L’utilisation du Cinémascope, un format souvent associé aux grands westerns classiques, renforce l’aspect épique de cette lutte. En effet, comme dans les films de John Ford, le territoire devient un personnage à part entière, symbolisant à la fois l’isolement et la richesse du contexte. La question du territoire et du conflit de civilisation est au cœur de l’intrigue, et la légende du "dernier des Mohicans" se construit au fur et à mesure du film.

Le personnage de Joseph : l'archétype du héros moderne

Joseph, interprété par Alexis Manenti, est un berger taciturne, au caractère difficilement pénétrable. Le film suit son parcours de fuite et de résistance face à la mafia et aux forces de l'ordre. Le personnage, un héros de la vie quotidienne, incarne un type d'héroïsme moins spectaculaire, plus silencieux et plus intérieur. La sobriété du jeu d'Alexis Manenti donne toute la profondeur au personnage, dont les gestes et les choix se révèlent à travers son corps plus que ses paroles.

Le casting du film mélange également des comédiens amateurs, issus du milieu rural corse, pour rendre hommage à la réalité du territoire. Frédéric Farrucci explique que ces acteurs ont été choisis pour leur naturel, leur authenticité. Il souhaitait que les scènes, souvent en extérieur, respirent la vérité, sans artifice. Cette rencontre entre comédiens professionnels et amateurs permet de renforcer le réalisme et l’émotion brute du film.

La dimension mythologique : rébellion et réseaux sociaux

Le film prend une autre tournure avec l'introduction de la nièce de Joseph, Vannina, incarnée par Mara Taquin.
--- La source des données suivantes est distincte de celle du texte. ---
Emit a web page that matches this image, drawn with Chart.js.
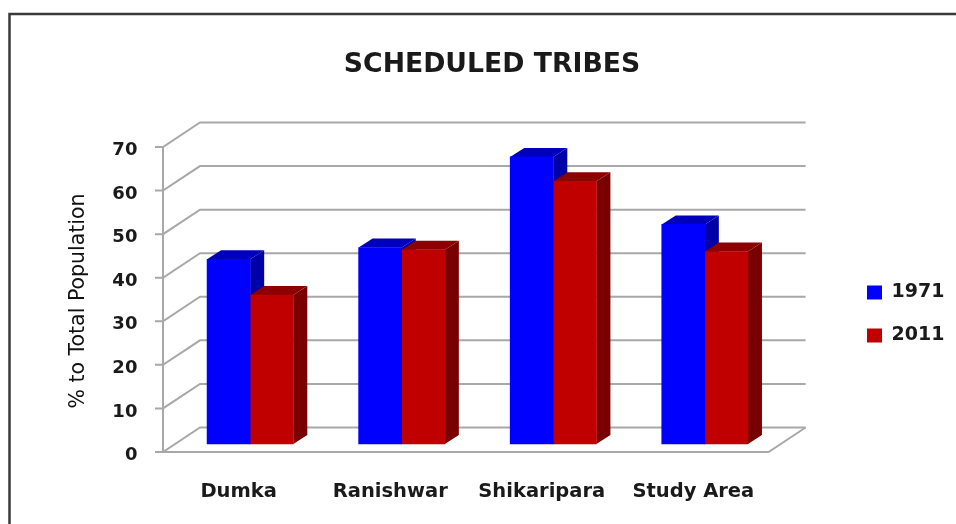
<!DOCTYPE html>
<html>
<head>
<meta charset="utf-8">
<style>
  html, body { margin: 0; padding: 0; background: #fff; }
  canvas { display: block; filter: blur(0.5px); }
</style>
</head>
<body>
<canvas id="chart" width="956" height="524"></canvas>
<script src="https://cdn.jsdelivr.net/npm/chart.js@4"></script>
<script>
const categories = ['Dumka', 'Ranishwar', 'Shikaripara', 'Study Area']
const values1971 = [42.4, 45.1, 65.9, 50.4]
const values2011 = [34.2, 44.6, 60.3, 44.2]

const gridColor = '#a8a8a8'
const blueFaces = { side: '#0000a8', top: '#0000bc' }
const redFaces = { side: '#780000', top: '#8c0000' }

// depth of the floor and of the bars
const wall = { dx: 37, dy: 24.5, shift: 11.4 }
const bar = { dx: 14, dy: 9 }

function face(ctx, pts, color) {
  ctx.fillStyle = color
  ctx.beginPath()
  pts.forEach(function (p, i) {
    if (i === 0) ctx.moveTo(p[0], p[1])
    else ctx.lineTo(p[0], p[1])
  })
  ctx.closePath()
  ctx.fill()
}

const frame3d = {
  id: 'frame3d',
  afterLayout(chart) {
    // legend sits far from the plot
    const legend = chart.legend
    legend.left = 843
    legend.right = 956
    legend.top += 52
    legend.bottom += 52
  },
  beforeDraw(chart) {
    const ctx = chart.ctx
    ctx.save()
    // outer frame
    ctx.strokeStyle = '#3a3a3a'
    ctx.lineWidth = 2.5
    ctx.beginPath()
    ctx.moveTo(9.5, 524)
    ctx.lineTo(9.5, 14)
    ctx.lineTo(956, 14)
    ctx.stroke()
    ctx.restore()
  },
  beforeDatasetsDraw(chart) {
    const ctx = chart.ctx
    const yFront = chart.scales.yFront
    const area = chart.chartArea
    const left = area.left - wall.shift
    const right = area.right - wall.shift - 0.6
    ctx.save()
    ctx.strokeStyle = gridColor
    ctx.lineWidth = 2
    yFront.ticks.forEach(function (t) {
      const y = yFront.getPixelForValue(t.value)
      ctx.beginPath()
      ctx.moveTo(left - 8, y)
      ctx.lineTo(left, y)
      ctx.lineTo(left + wall.dx, y - wall.dy)
      ctx.lineTo(right + wall.dx, y - wall.dy)
      ctx.stroke()
    })
    const y0 = yFront.getPixelForValue(0)
    const y70 = yFront.getPixelForValue(70)
    ctx.beginPath()
    ctx.moveTo(left, y70)
    ctx.lineTo(left, y0)
    ctx.lineTo(right, y0)
    ctx.lineTo(right + wall.dx, y0 - wall.dy)
    ctx.stroke()
    ctx.restore()

    // side and top faces, the library draws the fronts afterwards
    const faces = [blueFaces, redFaces]
    faces.forEach(function (f, d) {
      chart.getDatasetMeta(d).data.forEach(function (b) {
        const l = b.x - b.width / 2
        const r = b.x + b.width / 2
        face(ctx, [[r, b.y], [r + bar.dx, b.y - bar.dy], [r + bar.dx, b.base - bar.dy], [r, b.base]], f.side)
        face(ctx, [[l, b.y], [l + bar.dx, b.y - bar.dy], [r + bar.dx, b.y - bar.dy], [r, b.y]], f.top)
      })
    })
  },
  afterDraw(chart) {
    // axis title, centred lower than the scale's own title would be
    const ctx = chart.ctx
    ctx.save()
    ctx.translate(78.5, 301)
    ctx.rotate(-Math.PI / 2)
    ctx.textAlign = 'center'
    ctx.textBaseline = 'middle'
    ctx.fillStyle = '#111'
    ctx.font = '20.5px "DejaVu Sans"'
    ctx.fillText('% to Total Population', 0, 0)
    ctx.restore()
  },
}

new Chart(document.getElementById('chart'), {
  type: 'bar',
  data: {
    labels: categories,
    datasets: [
      { label: '1971', data: values1971, backgroundColor: '#0000ff', yAxisID: 'y' },
      { label: '2011', data: values2011, backgroundColor: '#c00000', yAxisID: 'y' },
    ],
  },
  plugins: [frame3d],
  options: {
    responsive: false,
    animation: false,
    layout: { padding: { left: 92, right: 64, top: 0, bottom: 0 } },
    datasets: { bar: { barPercentage: 1, categoryPercentage: 0.569, inflateAmount: 0.3 } },
    scales: {
      x: {
        grid: { display: false },
        border: { display: false },
        afterFit(scale) {
          scale.height = 72
        },
        ticks: {
          padding: 20,
          labelOffset: -11.5,
          color: '#1a1a1a',
          maxRotation: 0,
          font: { family: 'DejaVu Sans', size: 19.5, weight: 'bold' },
        },
      },
      // bars stand a bit behind the front plane
      y: { display: false, min: -1.84, max: 73.67 },
      yFront: {
        type: 'linear',
        axis: 'y',
        position: 'left',
        min: 0,
        max: 75.5,
        grid: { display: false },
        border: { display: false },
        afterFit(scale) {
          scale.width = 82.4
        },
        ticks: {
          stepSize: 10,
          includeBounds: false,
          padding: 29,
          labelOffset: 3.5,
          color: '#1a1a1a',
          font: { family: 'DejaVu Sans', size: 18, weight: 'bold' },
        },
      },
    },
    plugins: {
      title: {
        display: true,
        text: 'SCHEDULED TRIBES',
        color: '#1a1a1a',
        font: { family: 'DejaVu Sans', size: 26.7, weight: 'bold', lineHeight: 1.2 },
        padding: { top: 49, bottom: 42 },
      },
      legend: {
        position: 'right',
        labels: {
          boxWidth: 15,
          boxHeight: 14,
          padding: 24,
          color: '#1a1a1a',
          font: { family: 'DejaVu Sans', size: 19, weight: 'bold' },
        },
      },
      tooltip: { enabled: false },
    },
  },
})
</script>
</body>
</html>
Jeune femme dynamique et connectée, elle utilise les réseaux sociaux pour transformer son oncle en héros moderne. Ce personnage devient un symbole de résistance, amplifié par les hashtags et la médiatisation de son histoire. Le film interroge ainsi la manière dont les mythes contemporains se construisent et se propagent dans la société actuelle. Ce parallèle avec la rébellion politique et la représentation moderne du "héros populaire" est un aspect que Frédéric Farrucci développe avec subtilité.

La bande-son

Frédéric Farrucci a choisi de collaborer à nouveau avec le compositeur RONE , qui avait déjà travaillé sur son précédent film La Nuit venue. Cette fois, la musique se distingue par sa dimension organique et moins électronique, en harmonie avec l’atmosphère sauvage et rugueuse des paysages corses. RONE a su créer une ambiance à la fois intimiste et épique, qui accompagne parfaitement l’évolution de Joseph, ce berger devenu "Mohican", à travers son parcours héroïque et tragique.

Le Mohican est un film qui navigue entre réalisme social et fiction mythologique. Si le film s’appuie sur des éléments classiques du thriller et du western, il offre également une réflexion sur la résistance face à un monde de plus en plus dominé par l’argent et la spéculation. L’histoire de Joseph, ce dernier berger, incarne une lutte solitaire mais profondément symbolique. Le film de Frédéric Farrucci interroge la notion même de légende et de résistance à travers le prisme des réseaux sociaux et de la modernité. Le Mohican trouve sa force dans son ancrage dans la réalité sociale et dans la construction subtile de son héros.